» Exercise goal
Leave out the pictures and repeat exactly the lines between the one containing "Write the React, TypeScript" and the one containing "Chart.register(...registerables);", inclusive.

» Exercise inputs

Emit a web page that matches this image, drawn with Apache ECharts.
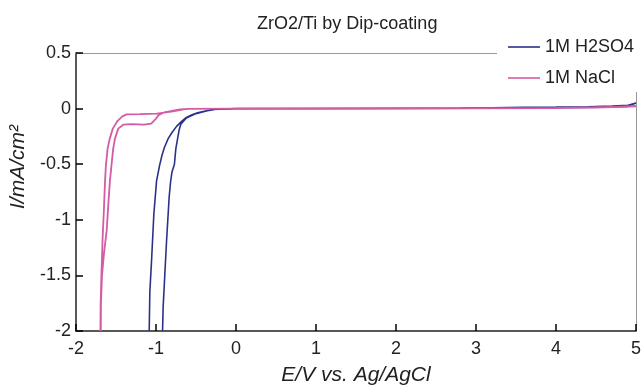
<!DOCTYPE html>
<html>
<head>
<meta charset="utf-8">
<script src="https://cdn.jsdelivr.net/npm/echarts@6/dist/echarts.min.js"></script>
<style>html,body{margin:0;padding:0;background:#fff}#c{width:644px;height:391px}</style>
</head>
<body>
<div id="c"></div>
<script>
var titleText = 'ZrO2/Ti by Dip-coating';
var xName = 'E/V vs. Ag/AgCl';
var yName = 'I/mA/cm\u00B2';
var seriesNames = ['1M H2SO4', '1M NaCl'];
var xTicks = [-2, -1, 0, 1, 2, 3, 4, 5];
var yTicks = [-2, -1.5, -1, -0.5, 0, 0.5];

// 1M H2SO4 (cyclic scan path: outer branch up, out to 5 V, back, inner branch down)
var h2so4_E = [-1.085, -1.077, -1.055, -1.027, -0.993, -0.955, -0.925, -0.895, -0.848, -0.80, -0.743, -0.68, -0.62, -0.55, -0.48, -0.41, -0.34, -0.28, -0.24, 0, 1, 2, 2.8, 3.2, 3.6, 4.0, 4.4, 4.7, 4.9, 5,
  4.9, 4.5, 4.0, 3.0, 2.0, 0, -0.3, -0.5, -0.62, -0.69, -0.71, -0.73, -0.752, -0.77, -0.80, -0.818, -0.836, -0.868, -0.889, -0.911, -0.918];
var h2so4_I = [-2.0, -1.65, -1.36, -0.95, -0.65, -0.51, -0.42, -0.35, -0.27, -0.215, -0.16, -0.115, -0.08, -0.055, -0.038, -0.026, -0.016, -0.01, -0.004, 0, 0.001, 0.002, 0.004, 0.008, 0.012, 0.014, 0.017, 0.022, 0.03, 0.05,
  0.02, 0.012, 0.008, 0.003, 0.001, 0, -0.008, -0.045, -0.085, -0.14, -0.19, -0.27, -0.36, -0.5, -0.57, -0.66, -0.80, -1.19, -1.48, -1.79, -2.0];

// 1M NaCl (inner branch with shoulder up, out to 5 V, back, outer branch down)
var nacl_E = [-1.690, -1.688, -1.675, -1.650, -1.617, -1.595, -1.576, -1.555, -1.535, -1.513, -1.472, -1.41, -1.30, -1.15, -1.06, -1.00, -0.97, -0.90, -0.80, -0.70, -0.60, 0, 1, 2, 3, 4, 4.5, 5,
  5, 4, 3, 1, 0, -0.62, -0.79, -0.99, -1.2, -1.367, -1.42, -1.48, -1.54, -1.578, -1.605, -1.626, -1.637, -1.650, -1.667, -1.684, -1.692, -1.695];
var nacl_I = [-2.0, -1.75, -1.5, -1.3, -1.1, -0.85, -0.65, -0.5, -0.36, -0.27, -0.18, -0.145, -0.14, -0.145, -0.135, -0.09, -0.06, -0.035, -0.02, -0.008, -0.002, 0, 0.001, 0.002, 0.003, 0.006, 0.01, 0.02,
  0.015, 0.004, 0.002, 0, 0, -0.003, -0.025, -0.045, -0.05, -0.052, -0.07, -0.11, -0.18, -0.27, -0.36, -0.51, -0.65, -0.89, -1.16, -1.54, -1.75, -2.0];

function zip(a, b) { return a.map(function (v, i) { return [v, b[i]]; }); }

var chart = echarts.init(document.getElementById('c'));
var font = 'Liberation Sans, Arial, sans-serif';
var xMin = xTicks[0], xMax = xTicks[xTicks.length - 1];
var yMin = yTicks[0], yMax = yTicks[yTicks.length - 1];
chart.setOption({
  animation: false,
  title: {
    text: titleText, left: 252, top: 10,
    textStyle: { fontSize: 18, fontWeight: 'normal', color: '#222', fontFamily: font }
  },
  legend: {
    orient: 'vertical', left: 497, top: 30,
    padding: [8, 7, 5, 11], itemGap: 13, itemWidth: 32, itemHeight: 1.6,
    icon: 'rect',
    backgroundColor: '#fff', z: 10,
    textStyle: { fontSize: 18, color: '#222', fontFamily: font, lineHeight: 18 },
    data: seriesNames
  },
  grid: { left: 76, right: 7, top: 53, bottom: 56 },
  xAxis: [{
    type: 'value', min: xMin, max: xMax, interval: 1,
    name: xName, nameLocation: 'middle', nameGap: 34,
    nameTextStyle: { fontSize: 21, fontStyle: 'italic', color: '#222', fontFamily: font },
    axisLine: { show: true, onZero: false, lineStyle: { color: '#222', width: 1.5 } },
    axisTick: { show: true, inside: true, length: 7, lineStyle: { color: '#000', width: 1.5 } },
    axisLabel: { fontSize: 18, color: '#222', margin: 9, fontFamily: font },
    splitLine: { show: false }
  }, {
    type: 'value', position: 'top', min: xMin, max: xMax, interval: 1,
    axisLine: { show: true, onZero: false, lineStyle: { color: '#999', width: 1 } },
    axisTick: { show: false }, axisLabel: { show: false }, splitLine: { show: false }
  }],
  yAxis: [{
    type: 'value', min: yMin, max: yMax, interval: 0.5,
    name: yName, nameLocation: 'middle', nameGap: 41, nameRotate: 90,
    nameTextStyle: { fontSize: 21, fontStyle: 'italic', color: '#222', fontFamily: font, padding: [0, 0, 0, 50] },
    axisLine: { show: true, onZero: false, lineStyle: { color: '#222', width: 1.5 } },
    axisTick: { show: true, inside: true, length: 7, lineStyle: { color: '#000', width: 1.5 } },
    axisLabel: { fontSize: 18, color: '#222', margin: 5, fontFamily: font },
    splitLine: { show: false }
  }, {
    type: 'value', position: 'right', min: yMin, max: yMax, interval: 0.5,
    axisLine: { show: true, onZero: false, lineStyle: { color: '#999', width: 1 } },
    axisTick: { show: false }, axisLabel: { show: false }, splitLine: { show: false }
  }],
  series: [
    { name: seriesNames[0], type: 'line', data: zip(h2so4_E, h2so4_I), symbol: 'none', smooth: false,
      lineStyle: { color: '#2a3288', width: 1.6 }, itemStyle: { color: '#2a3288' } },
    { name: seriesNames[1], type: 'line', data: zip(nacl_E, nacl_I), symbol: 'none', smooth: false,
      lineStyle: { color: '#d35ca4', width: 1.8 }, itemStyle: { color: '#d35ca4' } }
  ]
});
</script>
</body>
</html>
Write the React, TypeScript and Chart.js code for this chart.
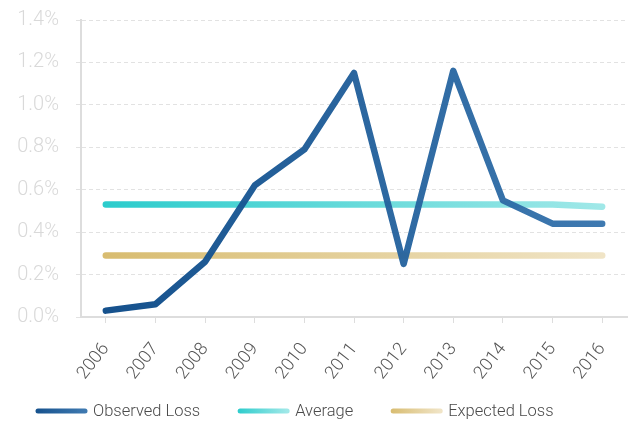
import React, { useEffect, useRef } from "react";
import { Chart, registerables } from "chart.js";

Chart.register(...registerables);

const years = ["2006", "2007", "2008", "2009", "2010", "2011", "2012", "2013", "2014", "2015", "2016"];
const observedLoss = [0.03, 0.06, 0.26, 0.62, 0.79, 1.15, 0.25, 1.16, 0.55, 0.44, 0.44];
const average = [0.53, 0.53, 0.53, 0.53, 0.53, 0.53, 0.53, 0.53, 0.53, 0.53, 0.52];
const expectedLoss = [0.29, 0.29, 0.29, 0.29, 0.29, 0.29, 0.29, 0.29, 0.29, 0.29, 0.29];
const yTicks = [0, 0.2, 0.4, 0.6, 0.8, 1.0, 1.2, 1.4];

const gradStops: Record<string, [string, string]> = {
  "Observed Loss": ["rgba(12,74,136,0.96)", "rgba(52,114,172,0.95)"],
  Average: ["rgba(44,204,204,1)", "rgba(160,232,232,1)"],
  "Expected Loss": ["rgba(216,188,112,1)", "rgba(240,228,198,1)"],
};

const FONT = "Roboto";

function lineGradient(chart: any, label: string) {
  const area = chart.chartArea;
  if (!area) return gradStops[label][0];
  const xs = chart.scales.x;
  const x0 = xs.getPixelForValue(0);
  const x1 = xs.getPixelForValue(years.length - 1);
  const g = chart.ctx.createLinearGradient(x0, 0, x1, 0);
  g.addColorStop(0, gradStops[label][0]);
  g.addColorStop(1, gradStops[label][1]);
  return g;
}

// Legend drawn on the canvas: gradient line sample + label, left aligned.
const gradientLegendPlugin = {
  id: "gradientLegend",
  afterDraw(chart: any) {
    const ctx = chart.ctx;
    const y = 412;
    const lineLen = 50;
    const gapText = 8;
    const gapItem = 37;
    let x = 35;
    ctx.save();
    ctx.font = `300 16.5px ${FONT}`;
    ctx.textBaseline = "middle";
    ctx.textAlign = "left";
    chart.data.datasets.forEach((ds: any) => {
      const stops = gradStops[ds.label];
      const g = ctx.createLinearGradient(x, 0, x + lineLen, 0);
      g.addColorStop(0, stops[0]);
      g.addColorStop(1, stops[1]);
      ctx.strokeStyle = g;
      ctx.lineWidth = 5;
      ctx.lineCap = "round";
      ctx.beginPath();
      ctx.moveTo(x + 3, y - 1);
      ctx.lineTo(x + lineLen, y - 1);
      ctx.stroke();
      const tx = x + lineLen + gapText;
      ctx.fillStyle = "#4a4a4a";
      ctx.fillText(ds.label, tx, y);
      x = tx + ctx.measureText(ds.label).width + gapItem;
    });
    ctx.restore();
  },
};

export default function App() {
  const ref = useRef<HTMLCanvasElement | null>(null);
  useEffect(() => {
    if (!ref.current) return;
    const mk = (label: string, data: number[], order: number) => ({
      label,
      data,
      order,
      borderColor: (ctx: any) => lineGradient(ctx.chart, label),
      backgroundColor: gradStops[label][0],
      borderWidth: 6.5,
      borderCapStyle: "round" as const,
      borderJoinStyle: "round" as const,
      pointRadius: 0,
      pointHoverRadius: 0,
      tension: 0,
      fill: false,
    });
    const chart = new Chart(ref.current, {
      type: "line",
      data: {
        labels: years,
        datasets: [
          mk("Observed Loss", observedLoss, 0),
          mk("Average", average, 1),
          mk("Expected Loss", expectedLoss, 2),
        ],
      },
      plugins: [gradientLegendPlugin],
      options: {
        responsive: false,
        animation: false,
        devicePixelRatio: 1,
        layout: { padding: { left: -2, right: 3, top: 20, bottom: 0 } },
        plugins: {
          tooltip: { enabled: false },
          legend: { display: false },
        },
        scales: {
          x: {
            offset: true,
            afterFit: (s: any) => {
              s.height = 104;
              s.paddingLeft = 0;
              s.paddingRight = 0;
            },
            grid: {
              display: true,
              drawOnChartArea: false,
              drawTicks: true,
              tickLength: 6,
              color: "#dddddd",
            },
            border: { display: true, color: "#dddddd", width: 2 },
            ticks: {
              minRotation: 52,
              maxRotation: 52,
              padding: 16,
              color: "#555555",
              font: { family: FONT, size: 18, weight: "300" },
            },
          },
          y: {
            min: 0,
            max: 1.4,
            afterFit: (s: any) => {
              s.width = 83;
              s.paddingTop = 0;
              s.paddingBottom = 0;
            },
            afterBuildTicks: (s: any) => {
              s.ticks = yTicks.map((v) => ({ value: v }));
            },
            grid: {
              color: "#e2e2e2",
              tickLength: 5,
              lineWidth: 1,
            },
            border: { display: true, color: "#dddddd", width: 2, dash: [4, 3] },
            ticks: {
              padding: 17,
              color: "#d9d9d9",
              font: { family: FONT, size: 20, weight: "300" },
              callback: (v: any) => Number(v).toFixed(1) + "%",
            },
          },
        },
      },
    });
    return () => chart.destroy();
  }, []);
  return (
    <div style={{ position: "fixed", left: 0, top: 0, width: 630, height: 421, background: "#fff" }}>
      <canvas ref={ref} width={630} height={421} style={{ display: "block" }} />
    </div>
  );
}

» The response
Write the React, TypeScript and Chart.js code for this chart.
import React, { useEffect, useRef } from "react";
import { Chart, registerables } from "chart.js";

Chart.register(...registerables);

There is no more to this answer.